> WORK TO COMPLETE
All of the data should be output character for character, except the pictures.

> INFORMATION SUPPLIED
══════════

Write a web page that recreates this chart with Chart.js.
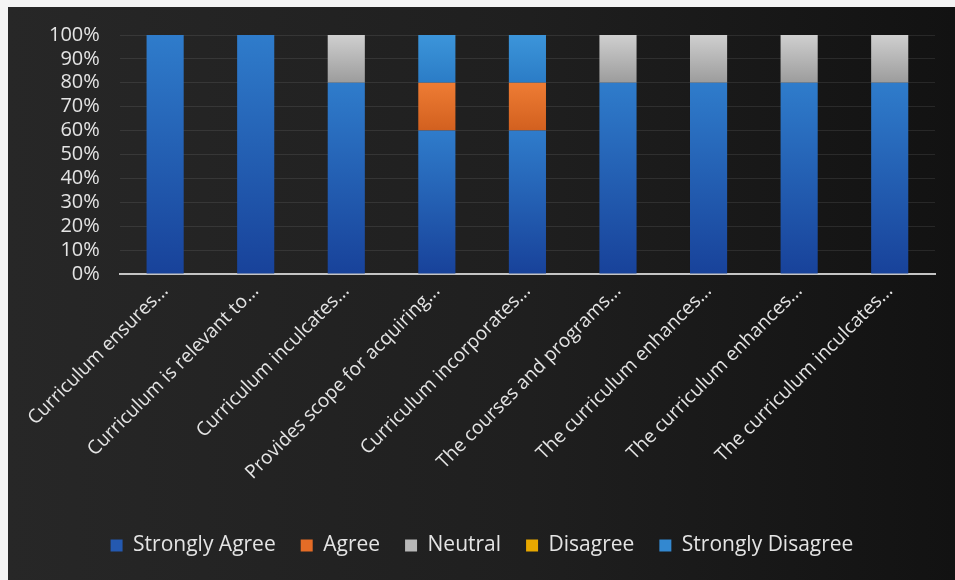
<!DOCTYPE html>
<html lang="en">
<head>
  <meta charset="UTF-8">
  <script src="https://cdn.jsdelivr.net/npm/chart.js"></script>
  <style>
    body, html {
      margin: 0;
      padding: 0;
      background: #f4f4f4;
      width: 955px;
      height: 580px;
      overflow: hidden;
    }
    .panel {
      position: absolute;
      left: 8px;
      top: 7px;
      width: 947px;
      height: 573px;
      overflow: hidden;
      background: linear-gradient(90deg, #272727 0%, #1f1f1f 55%, #121212 100%);
    }
    .chart-box {
      position: absolute;
      left: 0;
      top: -4px;
      width: 947px;
      height: 577px;
    }
  </style>
</head>
<body>
  <div class="panel">
    <div class="chart-box">
      <canvas id="stackedBar"></canvas>
    </div>
  </div>
  <script>
    // Survey statements (x axis)
    const statements = [
      "Curriculum ensures...",
      "Curriculum is relevant to...",
      "Curriculum inculcates...",
      "Provides scope for acquiring...",
      "Curriculum incorporates...",
      "The courses and programs...",
      "The curriculum enhances...",
      "The curriculum enhances...",
      "The curriculum inculcates..."
    ];

    // Share of responses per statement, in percent
    const stronglyAgree    = [100, 100, 80, 60, 60, 80, 80, 80, 80];
    const agree            = [0, 0, 0, 20, 20, 0, 0, 0, 0];
    const neutral          = [0, 0, 20, 0, 0, 20, 20, 20, 20];
    const disagree         = [0, 0, 0, 0, 0, 0, 0, 0, 0];
    const stronglyDisagree = [0, 0, 0, 20, 20, 0, 0, 0, 0];

    const seriesNames = ["Strongly Agree", "Agree", "Neutral", "Disagree", "Strongly Disagree"];
    const seriesData = [stronglyAgree, agree, neutral, disagree, stronglyDisagree];

    // [top, bottom] shades for each series, solid colour for the legend
    const shades = [
      ["#2f7ccb", "#18429a", "#2459b0"],
      ["#ee7c34", "#d2601f", "#e46c26"],
      ["#cfcfcf", "#9c9c9c", "#b8b8b8"],
      ["#f5bc12", "#d99d00", "#e8a800"],
      ["#3c95da", "#2b7cc6", "#3388d0"]
    ];

    const textColor = "#e4e4e4";
    const baseFont = "'Open Sans', sans-serif";

    // vertical gradient over each stacked segment
    function segmentFill(seriesIndex) {
      return function (ctx) {
        const chart = ctx.chart;
        const y = chart.scales && chart.scales.y;
        if (!chart.chartArea || !y || ctx.dataIndex === undefined) return shades[seriesIndex][2];
        let base = 0;
        for (let s = 0; s < seriesIndex; s++) base += seriesData[s][ctx.dataIndex];
        const top = base + seriesData[seriesIndex][ctx.dataIndex];
        const y0 = y.getPixelForValue(top);
        const y1 = y.getPixelForValue(base);
        if (!isFinite(y0) || !isFinite(y1) || y0 === y1) return shades[seriesIndex][2];
        const g = chart.ctx.createLinearGradient(0, y0, 0, y1);
        g.addColorStop(0, shades[seriesIndex][0]);
        g.addColorStop(1, shades[seriesIndex][1]);
        return g;
      };
    }

    const datasets = seriesNames.map((name, i) => ({
      label: name,
      data: seriesData[i],
      backgroundColor: segmentFill(i),
      borderWidth: 0,
      categoryPercentage: 1,
      barPercentage: 0.41
    }));

    const ctx = document.getElementById("stackedBar").getContext("2d");
    new Chart(ctx, {
      type: "bar",
      data: { labels: statements, datasets: datasets },
      options: {
        responsive: true,
        maintainAspectRatio: false,
        animation: false,
        layout: { padding: { left: 21, right: 20, top: 12, bottom: 14 } },
        plugins: {
          tooltip: { enabled: false },
          legend: {
            position: "bottom",
            title: { display: true, text: " ", padding: 4, font: { size: 10 } },
            labels: {
              color: textColor,
              font: { family: baseFont, size: 21 },
              boxWidth: 12,
              boxHeight: 12,
              padding: 25,
              generateLabels: function (chart) {
                return seriesNames.map((name, i) => ({
                  text: name,
                  fillStyle: shades[i][2],
                  strokeStyle: shades[i][2],
                  lineWidth: 0,
                  fontColor: textColor,
                  datasetIndex: i,
                  hidden: false
                }));
              }
            }
          }
        },
        scales: {
          x: {
            stacked: true,
            grid: { display: false, drawTicks: false },
            border: { display: true, color: "#c4c4c4", width: 2 },
            ticks: {
              color: textColor,
              font: { family: baseFont, size: 19 },
              minRotation: 45,
              maxRotation: 45,
              autoSkip: false,
              padding: 6
            }
          },
          y: {
            stacked: true,
            min: 0,
            max: 100,
            grid: { color: "rgba(255,255,255,0.09)", drawTicks: false },
            border: { display: false },
            ticks: {
              stepSize: 10,
              autoSkip: false,
              color: textColor,
              font: { family: baseFont, size: 20 },
              padding: 20,
              callback: v => v + "%"
            }
          }
        }
      }
    });
  </script>
</body>
</html>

══════════

> SOLVED EXERCISE
Write a web page that recreates this chart with Chart.js.
<!DOCTYPE html>
<html lang="en">
<head>
  <meta charset="UTF-8">
  <script src="https://cdn.jsdelivr.net/npm/chart.js"></script>
  <style>
    body, html {
      margin: 0;
      padding: 0;
      background: #f4f4f4;
      width: 955px;
      height: 580px;
      overflow: hidden;
    }
    .panel {
      position: absolute;
      left: 8px;
      top: 7px;
      width: 947px;
      height: 573px;
      overflow: hidden;
      background: linear-gradient(90deg, #272727 0%, #1f1f1f 55%, #121212 100%);
    }
    .chart-box {
      position: absolute;
      left: 0;
      top: -4px;
      width: 947px;
      height: 577px;
    }
  </style>
</head>
<body>
  <div class="panel">
    <div class="chart-box">
      <canvas id="stackedBar"></canvas>
    </div>
  </div>
  <script>
    // Survey statements (x axis)
    const statements = [
      "Curriculum ensures...",
      "Curriculum is relevant to...",
      "Curriculum inculcates...",
      "Provides scope for acquiring...",
      "Curriculum incorporates...",
      "The courses and programs...",
      "The curriculum enhances...",
      "The curriculum enhances...",
      "The curriculum inculcates..."
    ];

    // Share of responses per statement, in percent
    const stronglyAgree    = [100, 100, 80, 60, 60, 80, 80, 80, 80];
    const agree            = [0, 0, 0, 20, 20, 0, 0, 0, 0];
    const neutral          = [0, 0, 20, 0, 0, 20, 20, 20, 20];
    const disagree         = [0, 0, 0, 0, 0, 0, 0, 0, 0];
    const stronglyDisagree = [0, 0, 0, 20, 20, 0, 0, 0, 0];

    const seriesNames = ["Strongly Agree", "Agree", "Neutral", "Disagree", "Strongly Disagree"];
    const seriesData = [stronglyAgree, agree, neutral, disagree, stronglyDisagree];

    // [top, bottom] shades for each series, solid colour for the legend
    const shades = [
      ["#2f7ccb", "#18429a", "#2459b0"],
      ["#ee7c34", "#d2601f", "#e46c26"],
      ["#cfcfcf", "#9c9c9c", "#b8b8b8"],
      ["#f5bc12", "#d99d00", "#e8a800"],
      ["#3c95da", "#2b7cc6", "#3388d0"]
    ];

    const textColor = "#e4e4e4";
    const baseFont = "'Open Sans', sans-serif";

    // vertical gradient over each stacked segment
    function segmentFill(seriesIndex) {
      return function (ctx) {
        const chart = ctx.chart;
        const y = chart.scales && chart.scales.y;
        if (!chart.chartArea || !y || ctx.dataIndex === undefined) return shades[seriesIndex][2];
        let base = 0;
        for (let s = 0; s < seriesIndex; s++) base += seriesData[s][ctx.dataIndex];
        const top = base + seriesData[seriesIndex][ctx.dataIndex];
        const y0 = y.getPixelForValue(top);
        const y1 = y.getPixelForValue(base);
        if (!isFinite(y0) || !isFinite(y1) || y0 === y1) return shades[seriesIndex][2];
        const g = chart.ctx.createLinearGradient(0, y0, 0, y1);
        g.addColorStop(0, shades[seriesIndex][0]);
        g.addColorStop(1, shades[seriesIndex][1]);
        return g;
      };
    }

    const datasets = seriesNames.map((name, i) => ({
      label: name,
      data: seriesData[i],
      backgroundColor: segmentFill(i),
      borderWidth: 0,
      categoryPercentage: 1,
      barPercentage: 0.41
    }));

    const ctx = document.getElementById("stackedBar").getContext("2d");
    new Chart(ctx, {
      type: "bar",
      data: { labels: statements, datasets: datasets },
      options: {
        responsive: true,
        maintainAspectRatio: false,
        animation: false,
        layout: { padding: { left: 21, right: 20, top: 12, bottom: 14 } },
        plugins: {
          tooltip: { enabled: false },
          legend: {
            position: "bottom",
            title: { display: true, text: " ", padding: 4, font: { size: 10 } },
            labels: {
              color: textColor,
              font: { family: baseFont, size: 21 },
              boxWidth: 12,
              boxHeight: 12,
              padding: 25,
              generateLabels: function (chart) {
                return seriesNames.map((name, i) => ({
                  text: name,
                  fillStyle: shades[i][2],
                  strokeStyle: shades[i][2],
                  lineWidth: 0,
                  fontColor: textColor,
                  datasetIndex: i,
                  hidden: false
                }));
              }
            }
          }
        },
        scales: {
          x: {
            stacked: true,
            grid: { display: false, drawTicks: false },
            border: { display: true, color: "#c4c4c4", width: 2 },
            ticks: {
              color: textColor,
              font: { family: baseFont, size: 19 },
              minRotation: 45,
              maxRotation: 45,
              autoSkip: false,
              padding: 6
            }
          },
          y: {
            stacked: true,
            min: 0,
            max: 100,
            grid: { color: "rgba(255,255,255,0.09)", drawTicks: false },
            border: { display: false },
            ticks: {
              stepSize: 10,
              autoSkip: false,
              color: textColor,
              font: { family: baseFont, size: 20 },
              padding: 20,
              callback: v => v + "%"
            }
          }
        }
      }
    });
  </script>
</body>
</html>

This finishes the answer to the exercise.